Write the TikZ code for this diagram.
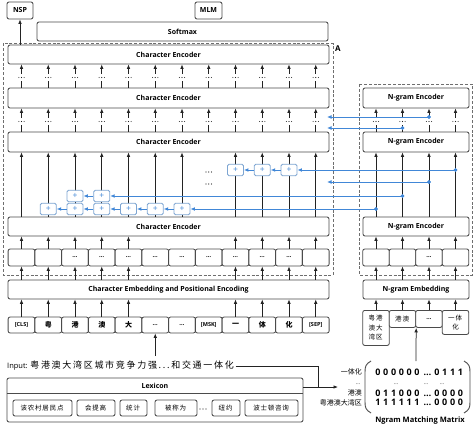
\documentclass[tikz,border=0pt]{standalone}
\usepackage{fontspec}
\setmainfont{Open Sans}
\newfontfamily\cjk{Noto Sans CJK SC}
\usetikzlibrary{arrows.meta,calc}
\definecolor{bord}{RGB}{75,75,75}
\definecolor{arrc}{RGB}{35,35,35}
\definecolor{blu}{RGB}{65,135,215}
\definecolor{plb}{RGB}{125,165,210}
\definecolor{dashc}{RGB}{110,110,110}
\def\myspread#1{\ifx#1\relax\else#1\kern1.7pt\expandafter\myspread\fi}
\def\myspreadb#1{\ifx#1\relax\else#1\kern0.8pt\expandafter\myspreadb\fi}
\def\zht{\cjk\fontsize{6.5}{9.5}\selectfont}
\begin{document}
\begin{tikzpicture}[x=1pt,y=-1pt,
  box/.style={draw=bord,line width=0.85pt,rounded corners=2pt,fill=white,inner sep=0pt,font=\bfseries\fontsize{7}{8}\selectfont},
  sb/.style={box,minimum width=26.75pt,minimum height=17pt,font=\bfseries\fontsize{6}{6}\selectfont},
  tk/.style={box,minimum width=26.75pt,minimum height=16pt,font=\bfseries\fontsize{5.5}{6}\selectfont},
  ntk/.style={box,minimum width=26.5pt,anchor=north,align=center,font=\zht},
  ar/.style={draw=arrc,line width=0.75pt,-{Latex[length=4.5pt,width=3.6pt]}},
  ln/.style={draw=arrc,line width=0.75pt},
  bar/.style={draw=blu,line width=0.9pt,-{Latex[length=4.5pt,width=3.8pt]}},
  pl/.style={draw=plb,line width=0.8pt,rounded corners=1.5pt,fill=white,minimum width=16pt,minimum height=11.5pt,inner sep=0pt,text=blu,font=\fontsize{8.5}{8.5}\selectfont},
  bdot/.style={circle,fill=blu,inner sep=0pt,minimum size=3.6pt},
  dbox/.style={draw=dashc,line width=0.8pt,dash pattern=on 3pt off 1.8pt},
  dig/.style={inner sep=0pt,anchor=base,font=\bfseries\fontsize{9}{9}\selectfont},
  wbox/.style={box,minimum height=16pt,font=\zht},
  ]
\useasboundingbox (0,0) rectangle (474,428);

% dashed groups
\draw[dbox] (3,43.5) rectangle (333,275);
\draw[dbox] (359,84) rectangle (472,275);

% top outputs
\node[box,minimum width=26pt,minimum height=17pt] (nsp) at (20,10.5) {NSP};
\node[box,minimum width=27pt,minimum height=17pt] (mlm) at (208.5,10.5) {MLM};
\node[box,minimum width=291pt,minimum height=19pt] (smx) at (182.5,31.5) {Softmax};
\node[font=\bfseries\fontsize{8}{8}\selectfont] (lblA) at (338,48.5) {A};

% character encoders
\node[box,minimum width=321pt,minimum height=19pt] (ce1) at (168.5,54.5) {Character Encoder};
\node[box,minimum width=321pt,minimum height=20pt] (ce2) at (168.5,98) {Character Encoder};
\node[box,minimum width=321pt,minimum height=20pt] (ce3) at (168.5,142) {Character Encoder};
\node[box,minimum width=321pt,minimum height=19pt] (ce4) at (168.5,226.5) {Character Encoder};
\node[box,minimum width=321pt,minimum height=19pt] (emb) at (168.5,289.5) {Character Embedding and Positional Encoding};

% n-gram encoders
\node[box,minimum width=106pt,minimum height=20pt] (ne1) at (416,98) {N-gram Encoder};
\node[box,minimum width=106pt,minimum height=20pt] (ne2) at (416,142) {N-gram Encoder};
\node[box,minimum width=106pt,minimum height=19pt] (ne3) at (416,226.5) {N-gram Encoder};
\node[box,minimum width=106pt,minimum height=19pt] (nemb) at (416,289.5) {N-gram Embedding};

% helper coordinates
\foreach \k in {1,...,12} \coordinate (c\k) at ({21.5+26.75*(\k-1)},0);
\foreach \k/\x in {1/376,2/402.5,3/429,4/455.5} \coordinate (n\k) at (\x,0);
\coordinate (ya) at (0,81); \coordinate (yb) at (0,77.5); \coordinate (yc) at (0,74);
\coordinate (yd) at (0,125); \coordinate (ye) at (0,121.5); \coordinate (yf) at (0,118);

% small boxes row
\foreach \k/\t in {1/{},2/{},3/…,4/…,5/…,6/…,7/…,8/…,9/…,10/…,11/…,12/{}}
  \node[sb] (s\k) at ({21.5+26.75*(\k-1)},257.5) {\t};
\foreach \k/\t in {1/{},2/{},3/…,4/{}}
  \node[sb,minimum width=26.5pt] (nb\k) at (n\k |- s1) {\t};

% tokens
\foreach \k/\t in {1/{[CLS]},2/{\cjk\fontsize{7}{7}\selectfont 粤},3/{\cjk\fontsize{7}{7}\selectfont 港},4/{\cjk\fontsize{7}{7}\selectfont 澳},5/{\cjk\fontsize{7}{7}\selectfont 大},6/{\fontsize{6}{6}\selectfont …},7/{\fontsize{6}{6}\selectfont …},8/{[MSK]},9/{\cjk\fontsize{7}{7}\selectfont 一},10/{\cjk\fontsize{7}{7}\selectfont 体},11/{\cjk\fontsize{7}{7}\selectfont 化},12/{[SEP]}}
  \node[tk] (t\k) at ({21.5+26.75*(\k-1)},325) {\t};

\node[ntk,minimum height=35pt] (nt1) at (376,310) {\myspreadb 粤港\relax\\\myspreadb 澳大\relax\\\myspreadb 湾区\relax};
\node[ntk,minimum height=17pt] (nt2) at (402.5,310) {\myspreadb 港澳\relax};
\node[ntk,minimum height=17pt,font=\bfseries\fontsize{6}{6}\selectfont] (nt3) at (429,310) {…};
\node[ntk,minimum height=24pt] (nt4) at (455.5,310) {\myspreadb 一体\relax\\化};

% character-side arrows
\foreach \k in {1,2,3,4,5,9,10,11,12} {
  \draw[ar] (t\k.north) -- (t\k.north |- emb.south);
  \draw[ar] (s\k.north) -- (s\k.north |- ce4.south);
  \draw[ar] (s\k.south |- emb.north) -- (s\k.south);
}
\foreach \k in {1,...,7,9,10,11,12}
  \draw[ar] (c\k |- ce4.north) -- (c\k |- ce3.south);
\foreach \k in {1,...,12} {
  \draw[ln] (c\k |- ce3.north) -- (c\k |- yd);
  \draw[ar] (c\k |- yf) -- (c\k |- ce2.south);
  \draw[ln] (c\k |- ce2.north) -- (c\k |- ya);
  \draw[ar] (c\k |- yc) -- (c\k |- ce1.south);
  \foreach \d in {-2.6,0,2.6} {
    \fill[arrc] ($(c\k |- ye)+(\d,0)$) circle (0.55pt);
    \fill[arrc] ($(c\k |- yb)+(\d,0)$) circle (0.55pt);
  }
}
\foreach \yy in {172,184}
  \foreach \d in {-2.8,0,2.8}
    \fill[arrc] ($(c8)+(\d,\yy)$) circle (0.6pt);
\draw[ar] (ce1.north -| nsp.south) -- (nsp.south);

% n-gram-side arrows
\foreach \k in {1,...,4} {
  \draw[ar] (n\k |- nt1.north) -- (n\k |- nemb.south);
  \draw[ar] (n\k |- nemb.north) -- (nb\k.south);
  \draw[ar] (nb\k.north) -- (n\k |- ne3.south);
  \draw[ar] (n\k |- ne3.north) -- (n\k |- ne2.south);
  \draw[ln] (n\k |- ne2.north) -- (n\k |- yd);
  \draw[ar] (n\k |- yf) -- (n\k |- ne1.south);
  \foreach \d in {-2.6,0,2.6}
    \fill[arrc] ($(n\k |- ye)+(\d,0)$) circle (0.55pt);
}

% plus boxes
\foreach \k in {2,...,7} \node[pl] (p\k) at (c\k |- 0,209) {+};
\foreach \k in {3,4} \node[pl] (q\k) at (c\k |- 0,196) {+};
\foreach \k in {9,10,11} \node[pl] (r\k) at (c\k |- 0,170) {+};

% blue fusion arrows
\coordinate (e1) at (327,182);
\coordinate (e2) at (327,117);
\coordinate (e3) at (327,128);
\node[bdot] (d1) at (376,209) {};
\node[bdot] (d2) at (402.5,196) {};
\node[bdot] (d3) at (429,182) {};
\node[bdot] (d4) at (455.5,170) {};
\node[bdot] (d5) at (429,117) {};
\node[bdot] (d6) at (402.5,128) {};
\draw[bar] (d1.center) -- (p7.east);
\draw[bar] (d2.center) -- (q4.east);
\draw[bar] (d3.center) -- (e1);
\draw[bar] (d4.center) -- (r11.east);
\draw[bar] (d5.center) -- (e2);
\draw[bar] (d6.center) -- (e3);
\foreach \k [evaluate=\k as \j using int(\k-1)] in {7,6,5,4,3}
  \draw[bar] (p\k.west) -- (p\j.east);
\draw[bar] (q4.west) -- (q3.east);
\draw[bar] (r11.west) -- (r10.east);
\draw[bar] (r10.west) -- (r9.east);
\foreach \n in {d1,d2,d3,d4,d5,d6} \fill[blu] (\n) circle (1.8pt);

% input sentence
\node[anchor=west,inner sep=0pt,font=\fontsize{7.5}{9}\selectfont] (inp) at (7,366)
  {Input: {\cjk\fontsize{9}{10}\selectfont\myspread 粤港澳大湾区城市竞争力强...和交通一体化\relax}};
\coordinate (ia) at (155.25,356);
\draw[ar] (ia) -- (ia |- t6.south);

% lexicon
\node[box,minimum width=296pt,minimum height=44pt] (lex) at (155,400) {};
\coordinate (hl) at (0,393);
\draw[draw=bord,line width=0.85pt] (lex.west |- hl) -- (lex.east |- hl);
\node[font=\bfseries\fontsize{7}{8}\selectfont] (lext) at (155,386) {Lexicon};
\node[wbox,minimum width=59pt] (w1) at (42.5,408) {\myspreadb 该农村居民点\relax};
\node[wbox,minimum width=38pt] (w2) at (96,408) {\myspreadb 会提高\relax};
\node[wbox,minimum width=27pt] (w3) at (133.5,408) {\myspreadb 统计\relax};
\node[wbox,minimum width=42pt] (w4) at (176,408) {\myspreadb 被称为\relax};
\node[wbox,minimum width=28pt] (w5) at (226,408) {\myspreadb 纽约\relax};
\node[wbox,minimum width=53pt] (w6) at (271.5,408) {\myspreadb 波士顿咨询\relax};
\foreach \d in {-3,0,3} \fill[arrc] ($(203,409)+(\d,0)$) circle (0.55pt);

% connection to matrix
\coordinate (jn) at (318,387);
\coordinate (mat) at (338,387);
\draw[ln] (inp.east) -| (jn);
\draw[ar] (lex.east |- jn) -- (mat);

% matrix
\draw[draw=bord,line width=0.9pt] (371,361) .. controls (366,364) and (365,366) .. (365,372) -- (365,402) .. controls (365,408) and (366,410) .. (371,413);
\draw[draw=bord,line width=0.9pt] (464,361) .. controls (469,364) and (470,366) .. (470,372) -- (470,402) .. controls (470,408) and (469,410) .. (464,413);
\coordinate (mt) at (416,361);
\draw[ar] (mt) -- (nt2.south east);
\foreach \r/\yy/\ds in {a/375.5/{0,0,0,0,0,0,0,1,1,1},b/396.5/{0,1,1,0,0,0,0,0,0,0},c/405.5/{1,1,1,1,1,1,0,0,0,0}} {
  \foreach \c [count=\i] in \ds
    \node[dig] (m\r\i) at ({\i<7 ? 378+7.8*(\i-1) : 437+7.8*(\i-7)},\yy) {\c};
  \node[dig] (m\r e) at (427.5,\yy) {…};
}
\foreach \x [count=\i] in {358,396,426,442}
  \node[inner sep=0pt,font=\fontsize{5}{5}\selectfont] (vd\i) at (\x,384) {…};
\node[anchor=east,inner sep=0pt,font=\cjk\fontsize{7}{7}\selectfont] (la) at (362,372) {一体化};
\node[anchor=east,inner sep=0pt,font=\cjk\fontsize{7}{7}\selectfont] (lb) at (362,393) {港澳};
\node[anchor=east,inner sep=0pt,font=\cjk\fontsize{7}{7}\selectfont] (lc) at (362,402.5) {粤港澳大湾区};
\node[font=\bfseries\fontsize{7.5}{8}\selectfont,inner sep=0pt] (mtitle) at (420,421) {Ngram Matching Matrix};
\end{tikzpicture}
\end{document}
- - -
Please reproduce the listing exactly from its opening line through the line that contains "(359,84) rectangle (472,275);", both included, with all pictures omitted.

Task output:
Write the TikZ code for this diagram.
\documentclass[tikz,border=0pt]{standalone}
\usepackage{fontspec}
\setmainfont{Open Sans}
\newfontfamily\cjk{Noto Sans CJK SC}
\usetikzlibrary{arrows.meta,calc}
\definecolor{bord}{RGB}{75,75,75}
\definecolor{arrc}{RGB}{35,35,35}
\definecolor{blu}{RGB}{65,135,215}
\definecolor{plb}{RGB}{125,165,210}
\definecolor{dashc}{RGB}{110,110,110}
\def\myspread#1{\ifx#1\relax\else#1\kern1.7pt\expandafter\myspread\fi}
\def\myspreadb#1{\ifx#1\relax\else#1\kern0.8pt\expandafter\myspreadb\fi}
\def\zht{\cjk\fontsize{6.5}{9.5}\selectfont}
\begin{document}
\begin{tikzpicture}[x=1pt,y=-1pt,
  box/.style={draw=bord,line width=0.85pt,rounded corners=2pt,fill=white,inner sep=0pt,font=\bfseries\fontsize{7}{8}\selectfont},
  sb/.style={box,minimum width=26.75pt,minimum height=17pt,font=\bfseries\fontsize{6}{6}\selectfont},
  tk/.style={box,minimum width=26.75pt,minimum height=16pt,font=\bfseries\fontsize{5.5}{6}\selectfont},
  ntk/.style={box,minimum width=26.5pt,anchor=north,align=center,font=\zht},
  ar/.style={draw=arrc,line width=0.75pt,-{Latex[length=4.5pt,width=3.6pt]}},
  ln/.style={draw=arrc,line width=0.75pt},
  bar/.style={draw=blu,line width=0.9pt,-{Latex[length=4.5pt,width=3.8pt]}},
  pl/.style={draw=plb,line width=0.8pt,rounded corners=1.5pt,fill=white,minimum width=16pt,minimum height=11.5pt,inner sep=0pt,text=blu,font=\fontsize{8.5}{8.5}\selectfont},
  bdot/.style={circle,fill=blu,inner sep=0pt,minimum size=3.6pt},
  dbox/.style={draw=dashc,line width=0.8pt,dash pattern=on 3pt off 1.8pt},
  dig/.style={inner sep=0pt,anchor=base,font=\bfseries\fontsize{9}{9}\selectfont},
  wbox/.style={box,minimum height=16pt,font=\zht},
  ]
\useasboundingbox (0,0) rectangle (474,428);

% dashed groups
\draw[dbox] (3,43.5) rectangle (333,275);
\draw[dbox] (359,84) rectangle (472,275);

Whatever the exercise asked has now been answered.